Isolating the effect of redistricting on outcomes of interest, like violence, is challenging given that places that initiated a split can be very different than non-splitters. We overcome this difficulty by exploiting a natural policy experiment: the national government instituted a moratorium (a temporary prohibition) on the process of splitting between 2004 and 2006 (Burgess et al. 2012). The abrupt cessation in splitting from 2004 to 2006 is evident in Figure 1. Over 100 proposals for new districts awaited consideration between 2005 and 2006. This plausible exogenous shock allows us to more credibly compare outcomes for districts that split right before the moratorium to districts that split afterward. Indeed, we show that these districts do not differ from each other in terms of initial ethnic diversity, prior trends in conflict, or other factors correlated with the two.

We are also interested in understanding how the extent of homogenisation affects conflict. Do cases where splitting cleanly separated groups differ from cases where new districts continued to be comprised of multiple groups, now in different proportions? Empirically, much of the between-district variation in how districts split is due to pre-existing ethnic geography coupled with requirements on the minimum size of new districts. This facilitates a causal interpretation of the effects of border-induced changes in diversity on changes in conflict.


We estimate the effect of splitting on the average monthly incidence of social conflict, which covers sub-categories like resource, governance, and election violence. Our data come from Indonesia’s National Violence Monitoring System, which records and categorises over 230,000 violent episodes at high spatial resolution using over 100 local newspapers.

Despite causing a sizable reduction in ethnic fractionalisation within new political boundaries, redistricting has little effect on the average likelihood of conflict. This result masks important heterogeneity, particularly with regards to ethnic polarisation. Figure 3 presents a simple comparison of changes in the incidence of conflict (post- minus pre-split) to changes in fractionalisation and polarisation for our main sample of districts that split around the moratorium. We see here that districts that split into more polarised units experience a significant increase in the likelihood of social conflict.

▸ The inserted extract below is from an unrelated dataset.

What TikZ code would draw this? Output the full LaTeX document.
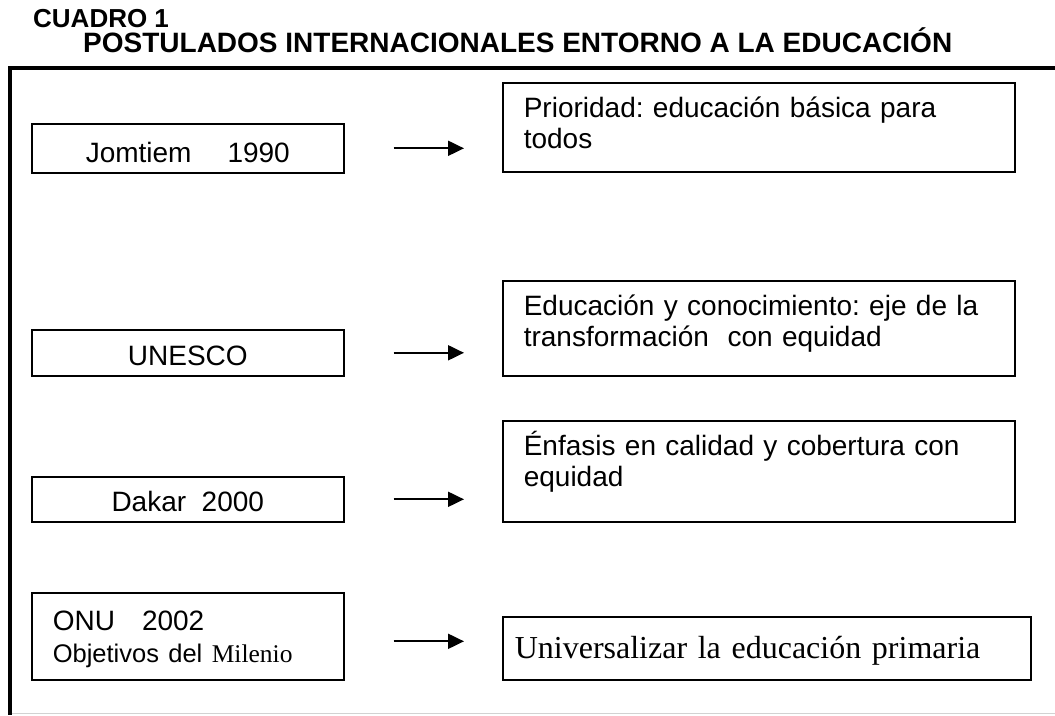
\documentclass[tikz,border=0pt]{standalone}
\usepackage{fontspec}
\setmainfont{Liberation Sans}
\newfontfamily\timesfont{Liberation Serif}
\usetikzlibrary{arrows.meta}
\frenchspacing
\hyphenpenalty=10000
\exhyphenpenalty=10000
\tikzset{
  cuadro/.style={line width=3.5pt},
  titulos/.style={anchor=base west, inner sep=0pt, font=\fontsize{26}{30}\selectfont\bfseries},
  sitebox/.style={draw, line width=1.6pt, anchor=north west, minimum width=312pt,
    inner xsep=0pt, inner ysep=0pt, text height=39pt, text depth=10pt},
  goalbox/.style={draw, line width=1.6pt, anchor=north west, align=left,
    text width=470pt, inner xsep=21pt, inner ysep=0pt, text height=35pt},
  flecha/.style={-{Triangle[length=16pt,width=15pt]}, line width=2pt,
    shorten <=49pt, shorten >=38pt}
}
\begin{document}
\begin{tikzpicture}[x=1pt, y=-1pt, font=\fontsize{28}{31}\selectfont]
\useasboundingbox (0,0) rectangle (1055,715);
% titulo
\node (num) [titulos] at (33,27) {CUADRO 1};
\node (titulo) [titulos, font=\fontsize{28}{30}\selectfont\bfseries] at (83,52)
  {POSTULADOS INTERNACIONALES ENTORNO A LA EDUCACIÓN};
% marco
\draw [cuadro] (1055,68) -- (10,68) -- (10,715);
\draw [gray!35, line width=1pt] (12,713) -- (1055,713);
% encuentros
\node (jomtiem) [sitebox] at (31,123) {Jomtiem\hspace{36pt}1990};
\node (unesco) [sitebox, text height=36pt] at (31,329) {UNESCO};
\node (dakar) [sitebox, text height=35pt] at (31,476) {Dakar\ \ 2000};
\node (onu) [sitebox, align=left, text width=270pt, inner xsep=21pt,
  text height=38pt, text depth=49pt] at (31,592)
  {ONU\hspace{27pt}2002\\[1pt]
   {\fontsize{25.5}{30}\selectfont Objetivos del {\timesfont Milenio}}};
% postulados
\node (prioridad) [goalbox, text depth=54pt] at (502,82)
  {Prioridad: educación básica para todos};
\node (equidad) [goalbox, text depth=60pt] at (502,280)
  {Educación y conocimiento: eje de la transformación\ \ con equidad};
\node (enfasis) [goalbox, text depth=66pt] at (502,420)
  {Énfasis en calidad y cobertura con equidad};
\node (primaria) [goalbox, text width=504pt, inner xsep=12pt, text height=42pt,
  text depth=21pt, font=\timesfont\fontsize{32}{36}\selectfont] at (502,616)
  {Universalizar la educación primaria};
% flechas
\draw [flecha] (jomtiem.east) -- (jomtiem.east -| prioridad.west);
\draw [flecha] (unesco.east) -- (unesco.east -| equidad.west);
\draw [flecha] (dakar.east) -- (dakar.east -| enfasis.west);
\draw [flecha] ([yshift=-5pt]onu.east) -- ([yshift=-5pt]onu.east -| primaria.west);
\end{tikzpicture}
\end{document}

Figure 3 Association between border-induced changes in ethnic diversity and changes in conflict

a) Change in conflict and the change in ethnic fractionalisation

b) Change in conflict and the change in ethnic polarisation

Notes: The figures plot the change in mean, monthly likelihood of conflict after redistricting against the change in ethnic diversity for Indonesian districts that split around the moratorium and are covered by the National Violence Monitoring system. Figure 3a shows results for fractionalisation and Figure 3b the results for polarisation. The thick dashed lines are 95% confidence intervals.

Differential increases in conflict appear particularly pronounced around direct election times for district heads and in areas that receive an entirely new government, replete with a new capital and local public institutions. In newly polarised districts, the ensuing majoritarian electoral contests to control valuable public resources further amplify incentives for violence. This may give rise to fresh cycles of conflict lasting beyond the first few years after redistricting.

Policy implications

Overall, our findings highlight the promise and pitfalls of local government proliferation. Districts that homogenised on all dimensions of ethnic diversity experienced reductions in violence. This important result shows how redrawing political boundaries can ameliorate ethnic divisions. However, redistricting in diverse societies must be approached with care. When it is not feasible to give each group its own area, redistricting can have unintended consequences, creating fresh incentives for groups to contest local power using violence. Future work should analyse other implications of redistricting including welfare and public goods provision, the consequences of reduced interaction between groups in the public sector, and identity formation in new political environments.